Otago medical students turned foreign placements into holidays

Decades of leniency encouraged scores of final-year students to fake their overseas placements and go ‘sightseeing’

June 16, 2021
female doctor in medical gear lying on sandy beach
Source: iStock

Lax oversight and a “high trust model” cultivated a “tacit understanding” that overseas placements were an opportunity for final-year University of Otago medical students to take taxpayer-funded holidays, an independent inquiry has found.

three-person panel has found no evidence that Otago Medical School staff “encouraged unethical behaviour” by trainee interns during foreign placements. But while employees were “deeply shocked” at 2019 revelations that some students had barely shown up at foreign hospitals where they were booked for three months of work experience, such behaviour had probably been occurring for years.

Acting vice-chancellor Helen Nicholson said the university had commissioned the inquiry after a “small group” of medical students was found not to have met “full attendance expectations”. While 2019 inquiries had initially focused on students from Christchurch, the scandal broadened to encompass almost one-fifth of the graduating cohort across three Otago campuses.

Fifteen interns were initially found to have used fake documents as evidence of the duration of their work placements. Within weeks, these findings had been extended to some 50 of the 264-student cohort.

Sanctions included missing graduation ceremonies, repaying grant funding for international flights and undertaking community service or health research, but offenders were not prevented from taking up job offers. Inadequate attendance at placements did not “directly impact” on clinical competencies and was unlikely to concern the Medical Council, the university insisted.

“The prospect of nearly 20 per cent of a final-year class not graduating had very significant downstream impacts on adequate staffing levels in various district health boards,” the inquiry report adds.

News website Stuff reported that interns had favoured medical centres in Belize, Bosnia and Italy, where they could get their placements signed off by overseas doctors – sometimes for cash – after a few days.

While the panel did not specify the locations associated with the scam, it said one unnamed site had attracted 37 students in 2019 – up from just two in 2016 – and was “a rapidly increasing destination of choice” for students from Christchurch and Wellington.

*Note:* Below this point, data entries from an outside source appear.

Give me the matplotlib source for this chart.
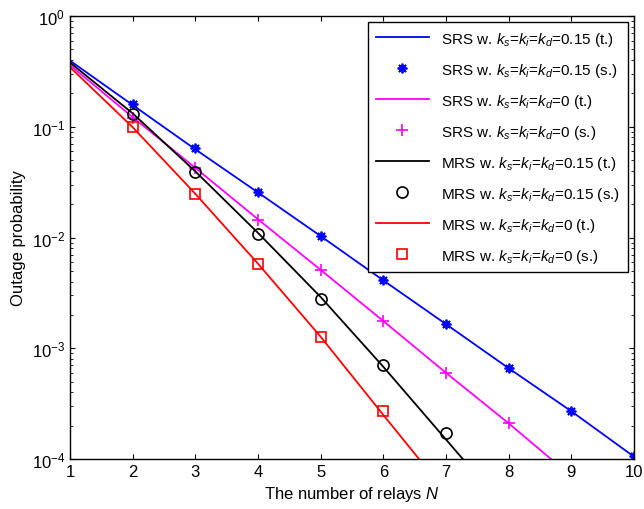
import numpy as np
import matplotlib
matplotlib.use("Agg")
import matplotlib.pyplot as plt

plt.rcParams["font.family"] = ["Liberation Sans", "DejaVu Sans"]
plt.rcParams["mathtext.fontset"] = "custom"
plt.rcParams["mathtext.rm"] = "Liberation Sans"
plt.rcParams["mathtext.it"] = "Liberation Sans:italic"
plt.rcParams["mathtext.default"] = "regular"

# theoretical curves, N = 1..10
n_theory = [1, 2, 3, 4, 5, 6, 7, 8, 9, 10]
srs_015_t = [0.395, 0.157, 0.0625, 0.0255, 0.0103, 0.0041, 0.00165, 0.00066, 0.00027, 0.000105]
srs_0_t = [0.36, 0.122, 0.0425, 0.0146, 0.0051, 0.00176, 0.0006, 0.00021, 0.00007, 0.000024]
mrs_015_t = [0.38, 0.132, 0.0395, 0.011, 0.0029, 0.00068, 0.00015, 0.000033, 0.000007, 0.0000015]
mrs_0_t = [0.345, 0.099, 0.0248, 0.0058, 0.00127, 0.00025, 0.00005, 0.00001, 0.000002, 0.0000004]

# simulation points
n_srs_015 = [2, 3, 4, 5, 6, 7, 8, 9, 10]
srs_015_s = [0.162, 0.064, 0.026, 0.0103, 0.0041, 0.00165, 0.00066, 0.00027, 0.000106]
n_srs_0 = [2, 3, 4, 5, 6, 7, 8]
srs_0_s = [0.12, 0.042, 0.0145, 0.0051, 0.00175, 0.0006, 0.00021]
n_mrs_015 = [2, 3, 4, 5, 6, 7]
mrs_015_s = [0.13, 0.039, 0.0108, 0.0028, 0.0007, 0.00017]
n_mrs_0 = [2, 3, 4, 5, 6]
mrs_0_s = [0.099, 0.0248, 0.0058, 0.00127, 0.00027]

lab = r"w. $\it{k_s}$=$\it{k_i}$=$\it{k_d}$="

fig = plt.figure(figsize=(6.44, 5.10), dpi=100)
ax = fig.add_axes([0.1087, 0.098, 0.8758, 0.8687])

ax.semilogy(n_theory, srs_015_t, color="blue", lw=1.3, label="SRS " + lab + "0.15 (t.)")
ax.semilogy(n_srs_015, srs_015_s, ls="none", marker=(8, 2, 0), ms=7, mew=1.3,
            color="blue", label="SRS " + lab + "0.15 (s.)")
ax.semilogy(n_theory, srs_0_t, color="magenta", lw=1.3, label="SRS " + lab + "0 (t.)")
ax.semilogy(n_srs_0, srs_0_s, ls="none", marker="+", ms=9, mew=1.2,
            color="magenta", label="SRS " + lab + "0 (s.)")
ax.semilogy(n_theory, mrs_015_t, color="black", lw=1.3, label="MRS " + lab + "0.15 (t.)")
ax.semilogy(n_mrs_015, mrs_015_s, ls="none", marker="o", ms=8, mew=1.2, mfc="none",
            color="black", label="MRS " + lab + "0.15 (s.)")
ax.semilogy(n_theory, mrs_0_t, color="red", lw=1.3, label="MRS " + lab + "0 (t.)")
ax.semilogy(n_mrs_0, mrs_0_s, ls="none", marker="s", ms=7, mew=1.2, mfc="none",
            color="red", label="MRS " + lab + "0 (s.)")

ax.set_xlim(1, 10)
ax.set_ylim(1e-4, 1)
ax.set_xticks(range(1, 11))
ax.tick_params(which="both", direction="in", top=True, right=True, labelsize=12)
ax.tick_params(axis="x", which="minor", bottom=False, top=False)
ax.set_xlabel(r"The number of relays $\it{N}$", fontsize=12)
ax.set_ylabel("Outage probability", fontsize=12)
for s in ax.spines.values():
    s.set_linewidth(1.0)

leg = ax.legend(loc="upper right", fontsize=11, frameon=True, fancybox=False,
                edgecolor="black", framealpha=1, borderaxespad=0.4,
                handlelength=3.5, labelspacing=0.85, borderpad=0.5)
leg.get_frame().set_linewidth(1.0)

fig.savefig("out.png", dpi=100)
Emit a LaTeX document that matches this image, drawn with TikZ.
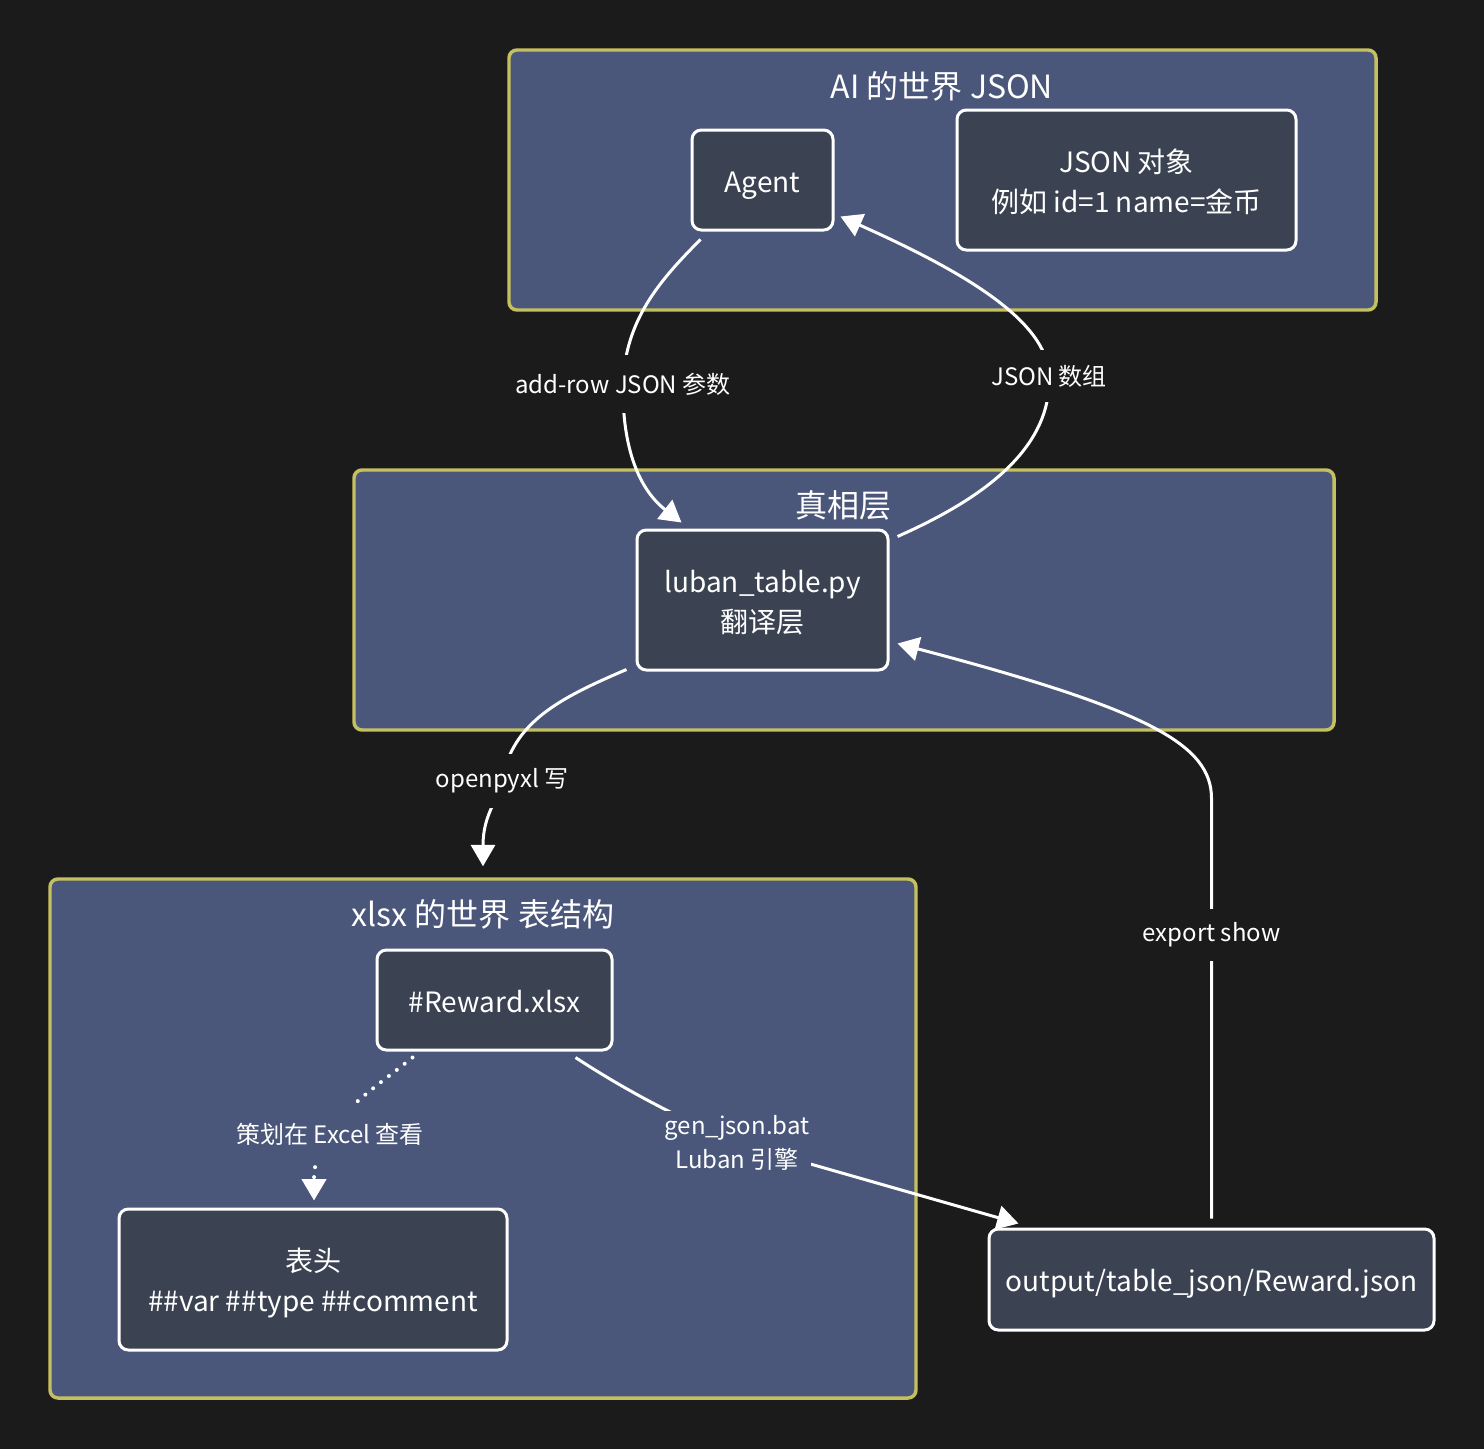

A staff member had reported that an earlier graduate had admitted not undertaking “any part” of the placement, and that other students had done similar things. A “hidden curriculum” of “informal conversations and culture” appeared to have prevailed for years, with students either exploiting “lenient” rules or planning placements “with the intent” of shirking work and “misrepresenting this in their reports”.

There was no independent assessment of placements and supervisory arrangements; no electronic recording of dates, locations or supervisors; and no system to monitor “potential signals of insufficient attendance”. Wellington and Christchurch students had no post‐placement interviews or debriefing, and Otago offered no financial support or reciprocal arrangements to overseas hosts in developing countries.

“Changes in pedagogical practice and…rules within tertiary education over the past 10 years or so had not been taken into account,” the report says. “It is not simply…a case of these students being ‘bad apples’. The Otago Medical School must…identify and correct shortcomings that facilitated this behaviour.”

The report offers 10 recommendations, including reviewing the programme, focusing it more on the Pacific region and incorporating “formal holiday periods” in the curriculum. Professor Nicholson said Otago accepted the findings and had already made administrative changes. It had also repaid a NZ$156,000 (£79,000) “proportion” of the grant money allocated to trainee interns before 2019.